Ieri la conferenza programmatica di Alternativa popolare ha reso ancor più palesi le divisioni interne, tanto che il leader Angelino Alfano non ha chiarito le sue intenzioni, anzi non ha neppure escluso la corsa solitaria. Ha poi rilanciato la sfida ai “populismi” di Lega e Cinque Stelle, quindi lasciando intendere di essere più vicino ad un’alleanza con il Pd, e ha rispedito al mittente le accuse di tradimento: "Alternativa popolare non accetta lezioni da nessuno. E' stato Berlusconi a collaborare con il Pd dai tempi del governo Monti e Letta, poi ha cambiato idea lui, non noi che siamo rimasti dove ci aveva lasciato. E poi ha fatto il Patto del Nazareno. E ha fatto bene. Dal 2011 vi è stata piena collaborazione di Berlusconi con la sinistra italiana: col governo Monti, poi con Letta e quindi col patto del Nazareno. Tra cinque mesi Berlusconi sarà lui sulla posizione in cui ci troviamo noi ora e sarà costretto al dialogo con la sinistra". 

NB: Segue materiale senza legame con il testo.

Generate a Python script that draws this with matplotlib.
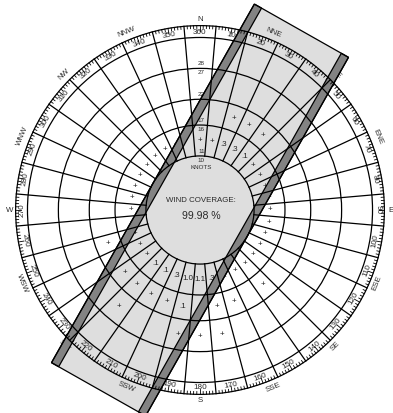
import numpy as np
import matplotlib
matplotlib.use("Agg")
import matplotlib.pyplot as plt
from matplotlib.patches import Circle, Polygon

plt.rcParams['font.family'] = ['Liberation Sans', 'DejaVu Sans']

# Wind direction sectors, degrees (10 ... 360)
directions = list(range(10, 370, 10))

# Speed ring boundaries in knots (center circle = calm/light winds)
ring_edges = [10.5, 16.5, 21.5, 27.5, 33.5]

TR = 0.0      # trace: recorded but under 0.05 %
NA = np.nan   # no observations

# Percent of observations per direction for each speed band
pct_11_16 = [TR, .3, .3, .1, TR, TR, TR, TR, TR, TR, TR, TR,
             TR, TR, TR, .1, .3, 1.1, 1.0, .3, .1, .1, TR, TR,
             TR, TR, TR, TR, TR, TR, TR, TR, TR, TR, NA, TR]
pct_17_21 = [NA, TR, TR, TR, NA, TR, NA, NA, NA, NA, NA, NA,
             NA, TR, NA, TR, TR, .1, .1, TR, TR, TR, TR, NA,
             TR, NA, NA, NA, NA, NA, NA, NA, NA, NA, NA, NA]
pct_22_27 = [NA, NA, NA, NA, NA, NA, NA, NA, NA, NA, NA, NA,
             NA, NA, NA, NA, TR, TR, TR, NA, NA, TR, NA, NA,
             NA, NA, NA, NA, NA, NA, NA, NA, NA, NA, NA, NA]
speed_bands = [pct_11_16, pct_17_21, pct_22_27]

compass_points = ["N", "NNE", "NE", "ENE", "E", "ESE", "SE", "SSE",
                  "S", "SSW", "SW", "WSW", "W", "WNW", "NW", "NNW"]

runway_heading = 29.5      # degrees true
crosswind_limit = 10.5     # knots (template half-width)
template_half_length = 40  # knots
coverage_text = "99.98 %"

# ---------------------------------------------------------------------
W_PX, H_PX = 393, 413
CX, CY = 200, 210          # rose center in pixels from top-left
SCALE = 5.15               # pixels per knot
R_OUT = 35.8               # outer graduated circle

fig = plt.figure(figsize=(W_PX / 100, H_PX / 100), dpi=100)
ax = fig.add_axes([0, 0, 1, 1])
ax.set_xlim(-CX / SCALE, (W_PX - CX) / SCALE)
ax.set_ylim(-(H_PX - CY) / SCALE, CY / SCALE)
ax.set_aspect('equal')
ax.axis('off')

LIGHT = '#dedede'
DARK = '#838383'
TXT = '#2a2a2a'


def pol(r, b):
    t = np.radians(b)
    return r * np.sin(t), r * np.cos(t)


def tang_rot(b):
    b = b % 360
    if 90 < b < 270:
        return 180 - b
    return -b


# center disk
ax.add_patch(Circle((0, 0), ring_edges[0], facecolor=LIGHT,
                    edgecolor='none', zorder=1))

# crosswind template
h = np.radians(runway_heading)
u = np.array([np.sin(h), np.cos(h)])
n = np.array([np.cos(h), -np.sin(h)])
L = template_half_length
Wd = crosswind_limit
strip = 1.6


def rect(a, b):
    return [L * u + a * n, L * u + b * n, -L * u + b * n, -L * u + a * n]


ax.add_patch(Polygon(rect(-Wd, Wd), closed=True, facecolor=LIGHT,
                     edgecolor='none', zorder=1))
for a, b in [(-Wd, -Wd + strip), (Wd - strip, Wd)]:
    ax.add_patch(Polygon(rect(a, b), closed=True, facecolor=DARK,
                         edgecolor='black', lw=0.9, zorder=4))
ax.add_patch(Polygon(rect(-Wd, Wd), closed=True, facecolor='none',
                     edgecolor='black', lw=0.9, zorder=6))

# speed rings and outer circles
for r in ring_edges + [R_OUT]:
    ax.add_patch(Circle((0, 0), r, facecolor='none', edgecolor='black',
                        lw=0.9, zorder=5))

# sector boundaries
for d in directions:
    b = d - 5
    x0, y0 = pol(ring_edges[0], b)
    x1, y1 = pol(R_OUT, b)
    ax.plot([x0, x1], [y0, y1], color='black', lw=0.9, zorder=5)

# degree graduations
for deg in range(360):
    if deg % 10 == 5:
        continue
    ln = 1.1 if deg % 10 == 0 else 0.55
    x0, y0 = pol(R_OUT, deg)
    x1, y1 = pol(R_OUT - ln, deg)
    ax.plot([x0, x1], [y0, y1], color='black', lw=0.6, zorder=5)

# degree labels
for d in directions:
    x, y = pol(34.5, d)
    ax.text(x, y, str(d), fontsize=5.9, color=TXT, ha='center', va='center',
            rotation=tang_rot(d), rotation_mode='anchor', zorder=3)

# compass points
for i, name in enumerate(compass_points):
    b = i * 22.5
    r = 37.3 if i % 4 else 37.0
    x, y = pol(r, b)
    rot = 0 if i % 4 == 0 else tang_rot(b)
    ax.text(x, y, name, fontsize=5.7, color=TXT, ha='center', va='center',
            rotation=rot, rotation_mode='anchor', zorder=3)

# speed labels along the north sector
for e in ring_edges[:-1]:
    lo, hi = int(np.floor(e)), int(np.ceil(e))
    ax.text(0.25, e - 0.85, str(lo), fontsize=4.5, color=TXT,
            ha='center', va='center', zorder=3)
    ax.text(0.25, e + 0.85, str(hi), fontsize=4.5, color=TXT,
            ha='center', va='center', zorder=3)
ax.text(0.25, ring_edges[0] - 2.2, "KNOTS", fontsize=4.5, color=TXT,
        ha='center', va='center', zorder=3)

# percentages in each cell
for k, band in enumerate(speed_bands):
    rmid = (ring_edges[k] + ring_edges[k + 1]) / 2
    for d, v in zip(directions, band):
        if np.isnan(v):
            continue
        s = "+" if v < 0.05 else f"{v:.1f}".lstrip("0")
        x, y = pol(rmid, d)
        ax.text(x, y, s, fontsize=5.7, color='#222222', ha='center',
                va='center', zorder=3)

# coverage summary
ax.text(0.2, 1.9, "WIND COVERAGE:", fontsize=5.7, color=TXT,
        ha='center', va='center', zorder=3)
ax.text(0.2, -1.2, coverage_text, fontsize=7.6, color=TXT,
        ha='center', va='center', zorder=3)

fig.savefig("out.png", dpi=100)
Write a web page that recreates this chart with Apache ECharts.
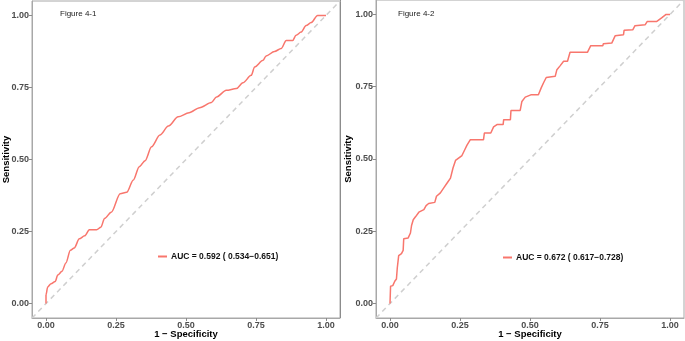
<!DOCTYPE html>
<html>
<head>
<meta charset="utf-8">
<script src="https://cdn.jsdelivr.net/npm/echarts@6/dist/echarts.min.js"></script>
<style>
html,body{margin:0;padding:0;background:#fff;}
#c{width:685px;height:341px;}
</style>
</head>
<body>
<div id="c"></div>
<script>
// Tick values
var ticks = [0, 0.25, 0.5, 0.75, 1];

// Figure 4-1 ROC curve (smoothed)
var fpr1 = [0, 0, 0.006, 0.018, 0.033, 0.042, 0.057, 0.071, 0.087, 0.101, 0.119, 0.138, 0.155, 0.181, 0.196, 0.209, 0.233, 0.265, 0.288, 0.312, 0.333, 0.354, 0.377, 0.407, 0.437, 0.472, 0.511, 0.549, 0.591, 0.609, 0.644, 0.680, 0.703, 0.733, 0.745, 0.775, 0.786, 0.816, 0.840, 0.858, 0.881, 0.893, 0.911, 0.929, 0.947, 0.970, 1.0];
var tpr1 = [0, 0.031, 0.058, 0.069, 0.077, 0.099, 0.112, 0.141, 0.185, 0.193, 0.225, 0.235, 0.256, 0.256, 0.265, 0.295, 0.317, 0.381, 0.386, 0.429, 0.475, 0.496, 0.544, 0.585, 0.616, 0.648, 0.662, 0.680, 0.698, 0.717, 0.740, 0.746, 0.766, 0.792, 0.821, 0.844, 0.859, 0.875, 0.885, 0.913, 0.913, 0.931, 0.942, 0.965, 0.975, 1.0, 1.0];

// Figure 4-2 ROC curve (empirical)
var fpr2 = [0, 0, 0.002, 0.01, 0.017, 0.023, 0.026, 0.031, 0.031, 0.041, 0.047, 0.049, 0.065, 0.073, 0.077, 0.083, 0.091, 0.103, 0.121, 0.129, 0.138, 0.16, 0.166, 0.18, 0.192, 0.204, 0.216, 0.225, 0.234, 0.257, 0.267, 0.275, 0.287, 0.334, 0.337, 0.36, 0.37, 0.382, 0.404, 0.406, 0.43, 0.432, 0.465, 0.471, 0.483, 0.503, 0.53, 0.54, 0.548, 0.558, 0.59, 0.596, 0.608, 0.62, 0.634, 0.643, 0.705, 0.717, 0.76, 0.762, 0.792, 0.804, 0.834, 0.836, 0.867, 0.875, 0.911, 0.919, 0.953, 0.97, 0.986, 1];
var tpr2 = [0, 0.005, 0.06, 0.062, 0.077, 0.085, 0.123, 0.129, 0.166, 0.173, 0.184, 0.224, 0.227, 0.244, 0.27, 0.29, 0.30, 0.316, 0.325, 0.339, 0.346, 0.35, 0.371, 0.383, 0.40, 0.417, 0.434, 0.469, 0.495, 0.512, 0.532, 0.548, 0.567, 0.567, 0.59, 0.59, 0.611, 0.619, 0.619, 0.636, 0.636, 0.668, 0.668, 0.699, 0.714, 0.722, 0.722, 0.746, 0.763, 0.782, 0.786, 0.809, 0.823, 0.838, 0.838, 0.869, 0.869, 0.892, 0.892, 0.899, 0.901, 0.926, 0.93, 0.945, 0.947, 0.961, 0.964, 0.976, 0.976, 0.988, 1, 1];

var name1 = 'AUC = 0.592 ( 0.534\u22120.651)';
var name2 = 'AUC = 0.672 ( 0.617\u22120.728)';
var diag = [-0.05, 1.05];

function pairs(xs, ys) { return xs.map(function (x, i) { return [x, ys[i]]; }); }

var FONT = '"Liberation Sans", Arial, sans-serif';
var frameColor = '#A8A8A8';

function xAx(gi) {
  return {
    type: 'value', gridIndex: gi, min: -0.05, max: 1.05,
    axisLine: { show: true, onZero: false, lineStyle: { color: frameColor, width: 1 } },
    axisTick: { show: true, customValues: ticks, length: 3, lineStyle: { color: '#8a8a8a' } },
    axisLabel: { customValues: ticks, margin: 3, fontSize: 9, fontWeight: 'bold', color: '#4D4D4D', fontFamily: FONT,
      formatter: function (v) { return v.toFixed(2); } },
    splitLine: { show: false },
    name: '1 \u2212 Specificity', nameLocation: 'middle', nameGap: 11, nameMoveOverlap: false,
    nameTextStyle: { fontSize: 9.5, fontWeight: 'bold', color: '#000', fontFamily: FONT }
  };
}
function yAx(gi, gap) {
  return {
    type: 'value', gridIndex: gi, min: -0.05, max: 1.05,
    axisLine: { show: true, onZero: false, lineStyle: { color: frameColor, width: 1 } },
    axisTick: { show: true, customValues: ticks, length: 3, lineStyle: { color: '#8a8a8a' } },
    axisLabel: { customValues: ticks, margin: 3, fontSize: 9, fontWeight: 'bold', color: '#4D4D4D', fontFamily: FONT,
      formatter: function (v) { return v.toFixed(2); } },
    splitLine: { show: false },
    name: 'Sensitivity', nameLocation: 'middle', nameGap: gap, nameMoveOverlap: false,
    nameTextStyle: { fontSize: 9.5, fontWeight: 'bold', color: '#000', fontFamily: FONT }
  };
}
function diagSeries(gi) {
  return {
    type: 'line', xAxisIndex: gi, yAxisIndex: gi, data: pairs(diag, diag),
    symbol: 'none', silent: true,
    lineStyle: { color: '#CFCFCF', width: 1.5, type: [5, 4] }, z: 1
  };
}
function legendCfg(nm, left, top) {
  return {
    data: [nm], left: left, top: top, padding: 0, itemWidth: 9, itemHeight: 2, itemGap: 4,
    icon: 'rect', selectedMode: false,
    textStyle: { fontSize: 8.5, fontWeight: 'bold', color: '#111', fontFamily: FONT, padding: [0, 0, 0, -1] }
  };
}

var chart = echarts.init(document.getElementById('c'), null, { renderer: 'canvas' });
chart.setOption({
  animation: false,
  backgroundColor: '#fff',
  textStyle: { fontFamily: FONT },
  grid: [
    { left: 32, top: 1, width: 308, height: 317, show: true, borderColor: frameColor, borderWidth: 1, backgroundColor: 'transparent', containLabel: false, outerBoundsMode: 'none' },
    { left: 376, top: 0, width: 308, height: 318, show: true, borderColor: frameColor, borderWidth: 1, backgroundColor: 'transparent', containLabel: false, outerBoundsMode: 'none' }
  ],
  xAxis: [xAx(0), xAx(1)],
  yAxis: [yAx(0, 21), yAx(1, 23)],
  legend: [legendCfg(name1, 158, 252), legendCfg(name2, 503, 253)],
  series: [
    diagSeries(0),
    diagSeries(1),
    {
      name: name1, type: 'line', xAxisIndex: 0, yAxisIndex: 0, data: pairs(fpr1, tpr1),
      symbol: 'none', smooth: 0.3, smoothMonotone: 'x',
      lineStyle: { color: '#F8766D', width: 1.5 }, itemStyle: { color: '#F8766D' }, z: 3
    },
    {
      name: name2, type: 'line', xAxisIndex: 1, yAxisIndex: 1, data: pairs(fpr2, tpr2),
      symbol: 'none',
      lineStyle: { color: '#F8766D', width: 1.5 }, itemStyle: { color: '#F8766D' }, z: 3
    }
  ],
  graphic: [
    { type: 'text', left: 60, top: 10, silent: true,
      style: { text: 'Figure 4-1', fontSize: 8, fill: '#222', fontFamily: FONT } },
    { type: 'text', left: 398, top: 10, silent: true,
      style: { text: 'Figure 4-2', fontSize: 8, fill: '#222', fontFamily: FONT } },
    { type: 'line', silent: true, shape: { x1: 340.5, y1: 0, x2: 340.5, y2: 318 },
      style: { stroke: '#8C8C8C', lineWidth: 1 } }
  ]
});
</script>
</body>
</html>
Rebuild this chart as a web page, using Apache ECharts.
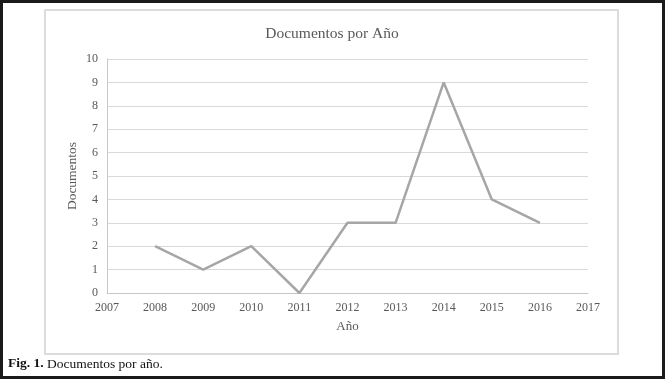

Matteo Renzi sta peraltro lavorando da tempo a una lista di centro con Dellai, De Mita, Casini e altri esponenti dei vari cespugli centristi. Tuttavia, la tagliola dello sbarramento del 3% potrebbe indurre tutti questi esponenti del centro a confluire in un unico contenitore con Bonino, Della Vedova e i socialisti di Nencini. Si tratterebbe di un cartello fortemente disomogeneo, in cui chi si richiama al pensiero cattolico dovrebbe addirittura andare a braccetto con culture profondamente antitetiche alla sua pur di entrare in Parlamento. E ieri a Bologna, durante l’assemblea nazionale dei centristi per l’Europa, Pierferdinando Casini ha tracciato in effetti proprio questa strada: puntellare l’alleanza con la sinistra renziana e consolidare il fronte “anti-populista” di Grillo e Salvini.

Ma l’impressione è che tale posizione tra i centristi sia ormai alquanto minoritaria. Le esperienze di governo di questa legislatura ormai agli sgoccioli hanno dimostrato l’irrilevanza delle idee cattoliche nella determinazione delle politiche nazionali, soprattutto su temi etici e sensibili. Ma al di là di queste valutazioni di tipo valoriale, che purtroppo in pochi tra gli alfaniani e i centristi hanno dimostrato di compiere, rimane il pragmatico e cinico calcolo elettorale. Con lo schema delle coalizioni, indotto dal Rosatellum, meglio puntare su qualche lista collegata a Berlusconi e al centrodestra, soprattutto al Nord, dove i voti dell’alleato leghista possono consentire il “cappotto” o comunque una consistente dote di seggi anche nei collegi uninominali. Ecco perché Gianfranco Rotondi, con la sua “Rivoluzione cristiana”, ribadisce la sua stabile collocazione nel centrodestra ed ecco perché Maurizio Lupi guida la pattuglia degli alfaniani che intendono separare i loro destini da Renzi e Alfano per costituire, insieme con Parisi, Tosi, Fitto e altri, un rassemblement centrista in grado di negoziare un certo numero di seggi con Berlusconi e di risultare determinante anche nel governo di alcune regioni chiave come la Lombardia, dove l’attuale Presidente, Roberto Maroni appare favorito per la riconferma. Alfano sa bene che alla vigilia del voto scatta sempre la corsa al “voto utile”, che sottrarrebbe consensi a forze minoritarie come la sua, ove decidessero di correre da sole. Di qui l’inevitabilità di una scissione: gli alfaniani duri e puri con Renzi, gli altri con Berlusconi. Poi, una volta rientrati in Parlamento, si vedrà.